Once we have found all the possible integrals, we can quit.
Does your question mean ?
26 Mar 2017 at 6:44 pm [Comment permalink]
How would you do this one though... cosxe^3x - xcos(e^3x)
it got me stuck!!
26 Mar 2017 at 6:49 pm [Comment permalink]
@mhlengi: Your question appears to be identical to Alessio's, so the same advice follows!
28 Apr 2018 at 9:57 pm [Comment permalink]
sir we have to need to intigrate by parts .please tell me the reason behind this . and why we intigrate in by parts.
29 Apr 2018 at 10:04 am [Comment permalink]

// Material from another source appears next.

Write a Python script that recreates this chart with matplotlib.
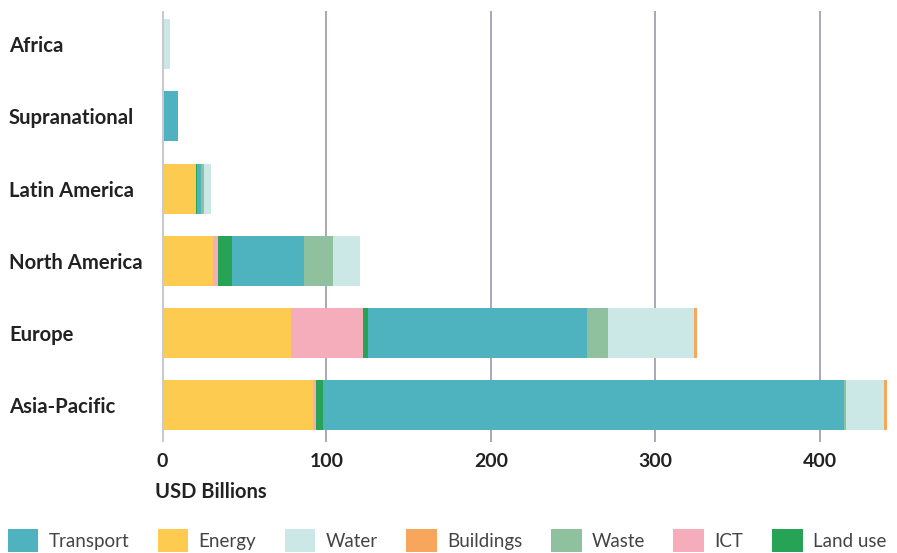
import matplotlib
matplotlib.use("Agg")
import matplotlib.pyplot as plt
import numpy as np

regions = ["Africa", "Supranational", "Latin America", "North America", "Europe", "Asia-Pacific"]
# stacking order (left to right)
sectors = ["Energy", "ICT", "Land use", "Transport", "Waste", "Water", "Buildings"]
energy    = [0,   0,  20.7, 31.0, 78.4,  92.0]
ict       = [0,   0,  0,    3.0,  43.8,  1.6]
land_use  = [0,   0,  0.8,  8.5,  3.0,   4.3]
transport = [0,  10.0, 2.3, 43.8, 133.0, 316.7]
waste     = [0,   0,  1.8,  17.6, 12.8,  1.2]
water     = [5.0, 0,  4.3,  16.4, 52.3,  23.0]
buildings = [0,   0,  0,    0,    1.8,   1.8]
values = {"Energy": energy, "ICT": ict, "Land use": land_use, "Transport": transport,
          "Waste": waste, "Water": water, "Buildings": buildings}
colors = {"Transport": "#4FB3BF", "Energy": "#FDCB4F", "Water": "#CBE8E6",
          "Buildings": "#F8A65C", "Waste": "#8FC19F", "ICT": "#F5ADBC", "Land use": "#27A356"}
legend_order = ["Transport", "Energy", "Water", "Buildings", "Waste", "ICT", "Land use"]
xticks = [0, 100, 200, 300, 400]

plt.rcParams['font.family'] = ['Lato', 'DejaVu Sans']

fig = plt.figure(figsize=(8.97, 5.53), dpi=100)
ax = fig.add_axes([162/897, 1-442/553, (889-162)/897, (442-11)/553])

y = np.arange(len(regions))
left = np.zeros(len(regions))
handles = {}
for s in sectors:
    v = np.array(values[s])
    h = ax.barh(y, v, left=left, height=0.69, color=colors[s], linewidth=0, zorder=3, label=s)
    handles[s] = h
    left += v

ax.set_xlim(0, 442)
ax.set_ylim(5.51, -0.46)
ax.set_yticks(y)
ax.set_yticklabels(regions, fontsize=14.6, fontweight='bold', color='#222222', ha='left')
ax.tick_params(axis='y', length=0, pad=153 * 72 / 100)
ax.set_xticks(xticks)
ax.set_xticklabels([str(t) for t in xticks], fontsize=14, fontweight='bold', color='#222222')
ax.tick_params(axis='x', length=0, pad=8)
for sp in ax.spines.values():
    sp.set_visible(False)
for t in xticks[1:]:
    ax.axvline(t, color='#A29FB2', linewidth=1.3, zorder=1)
ax.axvline(0, color='#C9C8D2', linewidth=2.2, zorder=4)

fig.text(155/897, 1-492/553, "USD Billions", fontsize=14.5, fontweight='bold',
         color='#222222', ha='left', va='center')

leg = fig.legend([handles[s] for s in legend_order], legend_order, loc='lower left',
                 bbox_to_anchor=(0.0, -0.012), ncol=7, frameon=False,
                 fontsize=13.5, handlelength=1.65, handleheight=1.5, handletextpad=0.55,
                 columnspacing=1.5, borderaxespad=0.2, borderpad=0.2)
for t in leg.get_texts():
    t.set_color('#444444')
    t.set_fontweight('normal')

fig.savefig("out.png", dpi=100)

@Waseem: As suggested by the opening sentence of the Integration by Parts lesson, we need it for cases where we are integrating the product of two functions. For many such cases, integration by parts is the only way we can break it down into something simpler (which is the point of most of the integration techniques we learn).
25 Aug 2018 at 5:41 am [Comment permalink]
pls how do we recongnise integral by sustitution,integral by part,normal integrate
26 Aug 2018 at 9:10 am [Comment permalink]
@precious: (1) As soon as you see one of the square root expressions in the box at the top of the Trigonometric Substitution page, then try to do it by trig substitution.
(2) If you see a product of functions (something like x sin x), then it's likely to be integration by parts.
(3) Finally, "ordinary" integration will involve "simple" functions only (no powers of functions).
My best advice is to keep an open mind. Try it using the method that is suggested by the above summary, but if it doesn't seem to be working, abandon it for a while and try the next most likely.
Over time, as you do more of them, you can usually spot which type it is more confidently.